What I have begun to take notice, that in the majority of the divorce cases that come to my attention (again, not all) while the reason for the difficulties vary greatly; an underlying common thread that these two young people have to deal with the pressures of a struggling relationship all on their own without the confidence and support of a Rosh Hayeshiva or Rebbe.

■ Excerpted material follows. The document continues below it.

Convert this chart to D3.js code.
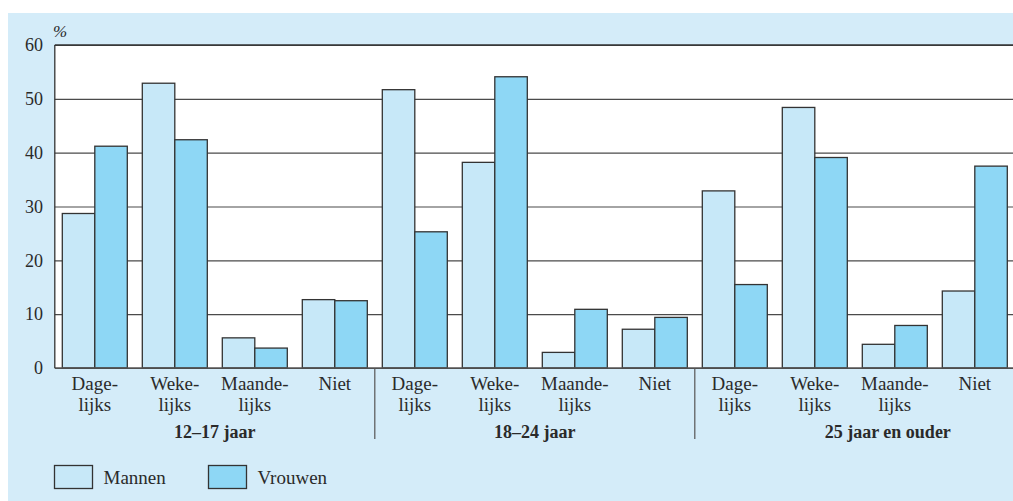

That situation often results in them making mistakes either in word or deed, that often when they finally end up at my door or at the door of my colleagues, it is often beyond repair.

If this observation is correct, and the underlying common problem is the lack of connection to a Rebbe or Rosh Yeshiva in the crucial Yeshiva years; then the current situation in many of the very large Yeshivas, where young men, 19, 20 and beyond have to develop themselves in Torah and Mussar is not only wrong, it is downright tragic.

Often, after a lengthy painful session with a young couple at times with several children going through the divorce process, and when I ask them if they have a Rebbe or Rosh Hayeshiva to consult with, and often the answer is no; I feel two things. One, how blessed I was to have been zoche to have developed a lifelong relationship with such a wonderful and dedicated Rebbe; and second, how much I truly miss his presence and guidance with each and every passing day.

Maybe what is needed to stem the tide of so many divorces today; is to take a long hard lok at what is happening in our beloved and treasured Yeshivohs. Where are we heading, how do we reconnect with the Rebbe/Talmid relationships that developed generations of not only wonderful Talmedei Chachomim, but of happy and stable homes to go with it. We need to do this now, before we get to the stage when it becomes the next “crisis” in our community. Some of us may feel, we are already there.